======== Records provided ========

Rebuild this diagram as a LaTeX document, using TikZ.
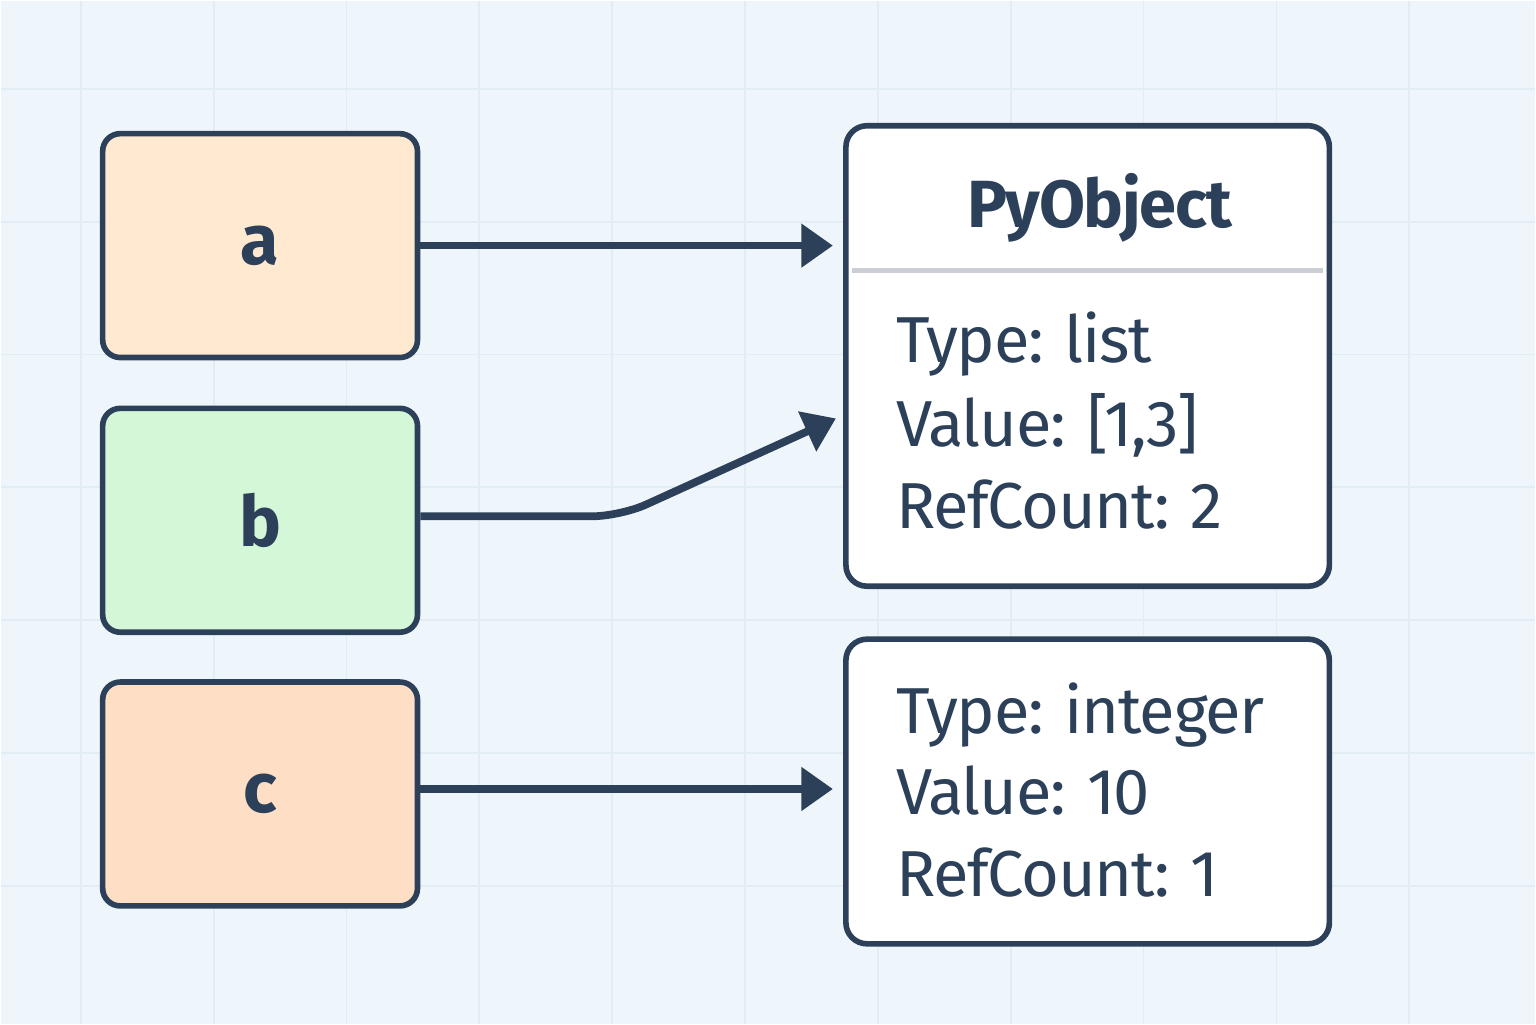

========
======== Records provided ========

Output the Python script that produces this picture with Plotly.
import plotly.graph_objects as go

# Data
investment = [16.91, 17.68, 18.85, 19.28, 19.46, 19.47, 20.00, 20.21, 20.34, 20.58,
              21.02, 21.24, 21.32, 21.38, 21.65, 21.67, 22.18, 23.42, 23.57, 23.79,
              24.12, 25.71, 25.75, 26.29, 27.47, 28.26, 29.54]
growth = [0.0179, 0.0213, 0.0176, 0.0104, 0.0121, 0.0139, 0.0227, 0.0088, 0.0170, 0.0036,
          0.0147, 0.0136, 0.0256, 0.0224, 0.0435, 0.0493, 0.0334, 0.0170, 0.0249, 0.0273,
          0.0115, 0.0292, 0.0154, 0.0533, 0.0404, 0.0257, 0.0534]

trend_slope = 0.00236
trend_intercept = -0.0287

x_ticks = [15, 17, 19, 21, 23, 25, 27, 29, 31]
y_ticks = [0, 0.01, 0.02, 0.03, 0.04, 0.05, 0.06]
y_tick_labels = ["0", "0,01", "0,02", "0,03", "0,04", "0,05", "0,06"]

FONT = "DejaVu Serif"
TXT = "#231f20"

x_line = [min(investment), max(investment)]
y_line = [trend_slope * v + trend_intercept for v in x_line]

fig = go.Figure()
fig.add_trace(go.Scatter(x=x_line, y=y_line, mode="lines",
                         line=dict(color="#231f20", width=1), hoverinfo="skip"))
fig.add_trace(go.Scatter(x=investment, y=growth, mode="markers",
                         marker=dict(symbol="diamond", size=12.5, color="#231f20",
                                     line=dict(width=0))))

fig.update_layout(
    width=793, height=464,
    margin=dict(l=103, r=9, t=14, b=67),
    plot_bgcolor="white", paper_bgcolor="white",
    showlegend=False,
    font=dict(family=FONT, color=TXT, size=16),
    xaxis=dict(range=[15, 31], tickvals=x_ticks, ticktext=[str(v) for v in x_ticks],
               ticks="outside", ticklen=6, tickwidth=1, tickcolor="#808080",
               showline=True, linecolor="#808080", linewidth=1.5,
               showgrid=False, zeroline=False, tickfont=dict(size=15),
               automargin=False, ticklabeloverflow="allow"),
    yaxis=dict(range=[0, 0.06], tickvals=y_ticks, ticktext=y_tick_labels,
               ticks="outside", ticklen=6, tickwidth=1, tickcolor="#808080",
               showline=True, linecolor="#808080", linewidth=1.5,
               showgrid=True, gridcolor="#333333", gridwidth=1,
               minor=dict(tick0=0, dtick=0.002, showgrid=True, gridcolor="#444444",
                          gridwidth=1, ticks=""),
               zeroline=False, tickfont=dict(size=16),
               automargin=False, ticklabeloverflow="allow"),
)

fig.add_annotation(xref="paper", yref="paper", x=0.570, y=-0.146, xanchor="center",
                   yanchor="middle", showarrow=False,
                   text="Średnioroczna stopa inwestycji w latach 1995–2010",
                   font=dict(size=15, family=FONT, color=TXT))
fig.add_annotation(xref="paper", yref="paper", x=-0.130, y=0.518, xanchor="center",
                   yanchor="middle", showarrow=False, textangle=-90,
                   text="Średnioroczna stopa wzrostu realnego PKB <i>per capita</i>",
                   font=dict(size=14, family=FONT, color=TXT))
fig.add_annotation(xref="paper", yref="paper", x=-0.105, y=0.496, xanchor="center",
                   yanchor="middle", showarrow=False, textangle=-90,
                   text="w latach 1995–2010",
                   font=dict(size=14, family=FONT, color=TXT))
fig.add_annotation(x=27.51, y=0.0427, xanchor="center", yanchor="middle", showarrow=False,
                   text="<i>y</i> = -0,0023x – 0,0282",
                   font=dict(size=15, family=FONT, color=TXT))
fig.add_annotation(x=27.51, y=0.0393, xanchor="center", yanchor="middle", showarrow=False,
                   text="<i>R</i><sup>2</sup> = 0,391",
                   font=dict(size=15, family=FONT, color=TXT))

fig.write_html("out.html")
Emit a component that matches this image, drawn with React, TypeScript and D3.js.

========

Exercise details -
Extract from the material all lines containing the string "this".

Problem solution -
Rebuild this diagram as a LaTeX document, using TikZ.
Output the Python script that produces this picture with Plotly.
Emit a component that matches this image, drawn with React, TypeScript and D3.js.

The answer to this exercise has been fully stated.